Independent Random Variables

• Nov 29th 2010, 06:15 PM
demo12
Independent Random Variables
Hi,

I can't seem to get the same answer as the back for this question. Can someone show me how to properly do it?

Let X and Y be two independent random variables where E(X) = 4, E(X^2)= 20 and V(Y)= 21. Find:

(a) V (X + 3Y)
(b) the standard deviation of (X+ + 3Y)

The answers at the back are 193 and 13.9.

Thanks
• Nov 29th 2010, 06:58 PM
harish21
for independent variables, the covariance will be 0. thus:

\$\displaystyle Var(X+3Y)= Var(X)+Var(3Y) = Var(X)+3^2\;Var(Y)=Var(X)+9Var(Y)=....\$

you have E[X] and E[X^2], from which you can find Var(X).

Finding Var(X+3Y) means that you are a step away from finding the s.d. Do that!
• Nov 29th 2010, 07:31 PM
demo12
Quote:

Originally Posted by harish21
for independent variables, the covariance will be 0. thus:

\$\displaystyle Var(X+3Y)= Var(X)+Var(3Y) = Var(X)+3^2\;Var(Y)=Var(X)+9Var(Y)=....\$

you have E[X] and E[X^2], from which you can find Var(X).

Finding Var(X+3Y) means that you are a step away from finding the s.d. Do that!

Thanks for the prompt response.
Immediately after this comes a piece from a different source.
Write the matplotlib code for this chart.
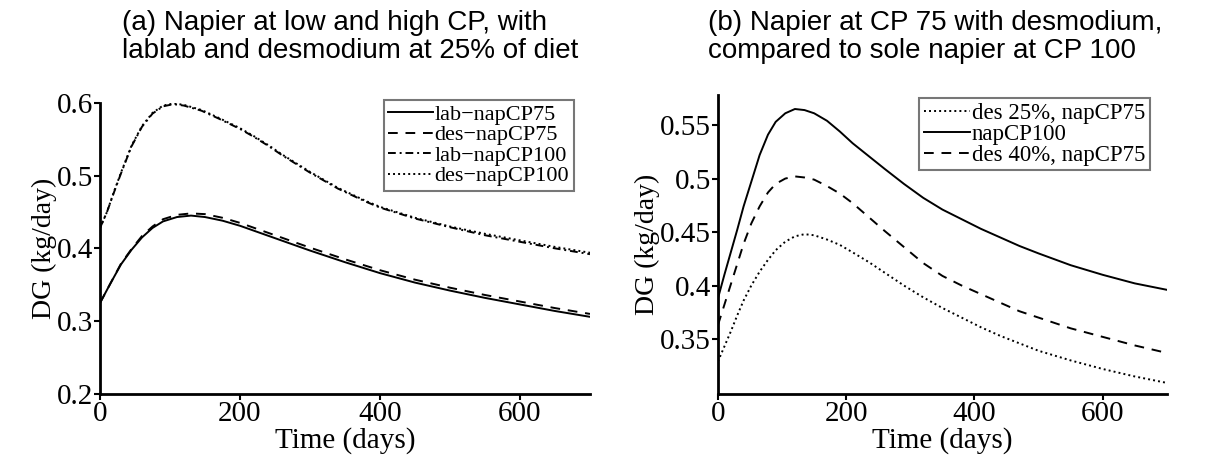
import numpy as np
import matplotlib
matplotlib.use('Agg')
import matplotlib.pyplot as plt

# ---- panel (a): napier at CP75 / CP100 with lablab or desmodium at 25%
t_a_low = [0, 15, 30, 45, 60, 75, 90, 110, 130, 150, 175, 200, 250, 300, 350,
           400, 450, 500, 550, 600, 650, 700]
lab_cp75 = [0.325, 0.352, 0.378, 0.398, 0.415, 0.428, 0.437, 0.443, 0.445, 0.443,
            0.438, 0.431, 0.414, 0.397, 0.381, 0.366, 0.353, 0.342, 0.332, 0.323,
            0.314, 0.306]
des_cp75 = [0.325, 0.352, 0.379, 0.399, 0.417, 0.430, 0.440, 0.446, 0.448, 0.447,
            0.442, 0.435, 0.418, 0.401, 0.385, 0.370, 0.357, 0.346, 0.336, 0.327,
            0.318, 0.310]

t_a_high = [0, 10, 20, 30, 45, 60, 75, 90, 105, 120, 145, 170, 200, 220, 240, 260,
            280, 300, 320, 340, 360, 380, 400, 450, 500, 550, 600, 650, 700]
lab_cp100 = [0.428, 0.450, 0.477, 0.503, 0.540, 0.567, 0.585, 0.595, 0.598, 0.596,
             0.589, 0.578, 0.564, 0.553, 0.541, 0.528, 0.516, 0.504, 0.493, 0.482,
             0.473, 0.464, 0.456, 0.441, 0.429, 0.418, 0.409, 0.400, 0.392]
des_cp100 = [0.428, 0.450, 0.478, 0.504, 0.541, 0.568, 0.586, 0.596, 0.599, 0.597,
             0.590, 0.579, 0.565, 0.554, 0.542, 0.529, 0.517, 0.505, 0.494, 0.483,
             0.474, 0.465, 0.457, 0.442, 0.430, 0.420, 0.411, 0.402, 0.394]

# ---- panel (b): desmodium with napier CP75 vs sole napier CP100
t_b = [0, 10, 20, 30, 40, 52, 65, 78, 90, 105, 120, 135, 150, 170, 190, 210, 235,
       260, 290, 320, 350, 380, 410, 440, 470, 500, 550, 600, 650, 700]
nap_cp100 = [0.388, 0.410, 0.431, 0.452, 0.474, 0.497, 0.522, 0.541, 0.553, 0.561,
             0.565, 0.564, 0.561, 0.554, 0.544, 0.533, 0.521, 0.509, 0.495, 0.482,
             0.471, 0.462, 0.453, 0.445, 0.437, 0.430, 0.419, 0.410, 0.402, 0.396]
des40_cp75 = [0.363, 0.382, 0.401, 0.420, 0.439, 0.458, 0.474, 0.487, 0.495, 0.500,
              0.502, 0.501, 0.499, 0.493, 0.486, 0.477, 0.464, 0.451, 0.436, 0.421,
              0.409, 0.400, 0.392, 0.384, 0.376, 0.370, 0.360, 0.352, 0.344, 0.337]
des25_cp75 = [0.329, 0.343, 0.357, 0.372, 0.386, 0.400, 0.413, 0.424, 0.433, 0.441,
              0.446, 0.448, 0.447, 0.443, 0.438, 0.431, 0.422, 0.412, 0.400, 0.389,
              0.379, 0.370, 0.361, 0.353, 0.346, 0.339, 0.330, 0.322, 0.315, 0.309]

yticks_a = [0.2, 0.3, 0.4, 0.5, 0.6]
ylabels_a = ['0.2', '0.3', '0.4', '0.5', '0.6']
yticks_b = [0.35, 0.4, 0.45, 0.5, 0.55]
ylabels_b = ['0.35', '0.4', '0.45', '0.5', '0.55']
xticks = [0, 200, 400, 600]

plt.rcParams['font.family'] = 'Liberation Serif'

fig = plt.figure(figsize=(12.21, 4.55), dpi=100)
ax1 = fig.add_axes([0.0819, 0.134, 0.4013, 0.6403])
ax2 = fig.add_axes([0.588, 0.134, 0.3677, 0.657])

lw = 1.4
ax1.plot(t_a_low, lab_cp75, color='black', lw=lw, label='lab\u2212napCP75')
ax1.plot(t_a_low, des_cp75, color='black', lw=lw, dashes=(5, 4), label='des\u2212napCP75')
ax1.plot(t_a_high, lab_cp100, color='black', lw=lw, dashes=(4, 2, 1, 2), label='lab\u2212napCP100')
ax1.plot(t_a_high, des_cp100, color='black', lw=lw, dashes=(1, 1.6), label='des\u2212napCP100')

ax2.plot(t_b, des25_cp75, color='black', lw=lw, dashes=(1, 1.6), label='des 25%, napCP75')
ax2.plot(t_b, nap_cp100, color='black', lw=lw, label='napCP100')
ax2.plot(t_b, des40_cp75, color='black', lw=lw, dashes=(5, 4), label='des 40%, napCP75')

ax1.set_ylim(0.2, 0.6)
ax2.set_ylim(0.2986, 0.578)
for ax, yt, yl in [(ax1, yticks_a, ylabels_a), (ax2, yticks_b, ylabels_b)]:
    ax.set_xlim(0, 700)
    ax.set_xticks(xticks)
    ax.set_xticklabels([str(x) for x in xticks])
    ax.set_yticks(yt)
    ax.set_yticklabels(yl)
    for s in ['top', 'right']:
        ax.spines[s].set_visible(False)
    for s in ['left', 'bottom']:
        ax.spines[s].set_linewidth(2.0)
    ax.tick_params(direction='out', length=4, width=1.5, labelsize=21, pad=1)
    ax.set_xlabel('Time (days)', fontsize=21, labelpad=0)
    ax.set_ylabel('DG (kg/day)', fontsize=20, labelpad=0)

leg1 = ax1.legend(loc='upper right', bbox_to_anchor=(0.967, 1.01), fontsize=16,
                  handlelength=2.0, handletextpad=0.1, labelspacing=0.0,
                  borderpad=0.2, borderaxespad=0, fancybox=False, framealpha=1)
leg2 = ax2.legend(loc='upper right', bbox_to_anchor=(0.962, 0.99), fontsize=16.5,
                  handlelength=2.0, handletextpad=0.1, labelspacing=0.0,
                  borderpad=0.2, borderaxespad=0, fancybox=False, framealpha=1)
for leg in (leg1, leg2):
    leg.get_frame().set_edgecolor('#777777')
    leg.get_frame().set_linewidth(1.5)

title_font = dict(family='Liberation Sans', fontsize=20, va='top', ha='left', linespacing=1.1)
fig.text(122 / 1221, 1 - 10 / 455,
         '(a) Napier at low and high CP, with\nlablab and desmodium at 25% of diet', **title_font)
fig.text(708 / 1221, 1 - 10 / 455,
         '(b) Napier at CP 75 with desmodium,\ncompared to sole napier at CP 100', **title_font)

fig.savefig('out.png', dpi=100)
Good news is I got the right answer, however, I don't understand why the 3 turns into 3^2. Can you please explain to me why this is? The meaning of covariance isn't very clear to me either.

Thanks!
• Nov 29th 2010, 07:44 PM
harish21
Well, you should have a textbook and/or classnotes with you. And you should have been given these concepts before you are made to work on the problems.

Anyways, the three turns to 9 because it is a well known property.

For a random variable X with finite variance:

\$\displaystyle Var(aX) = E[(aX)^2] - E[aX]^2\$ [Note: a is a constant]

The mean of \$\displaystyle aX\$ is a times the mean of the random variable X.

\$\displaystyle E[aX] = aE[X] \; and \; E[(aX)^2] = E[a^2 (X^2)] = a^2 E[X^2]\$

\$\displaystyle \therefore Var(aX) = a^2 E[X^2] - [aE(X)]^2\$

\$\displaystyle = a^2 (E[X^2] -(E[X])^2)\$

\$\displaystyle = a^2 (Var(X))\$

More properties???

Look HERE and

go here for Covariance
• Nov 29th 2010, 07:56 PM
demo12
That cleared things up a bit. Thanks!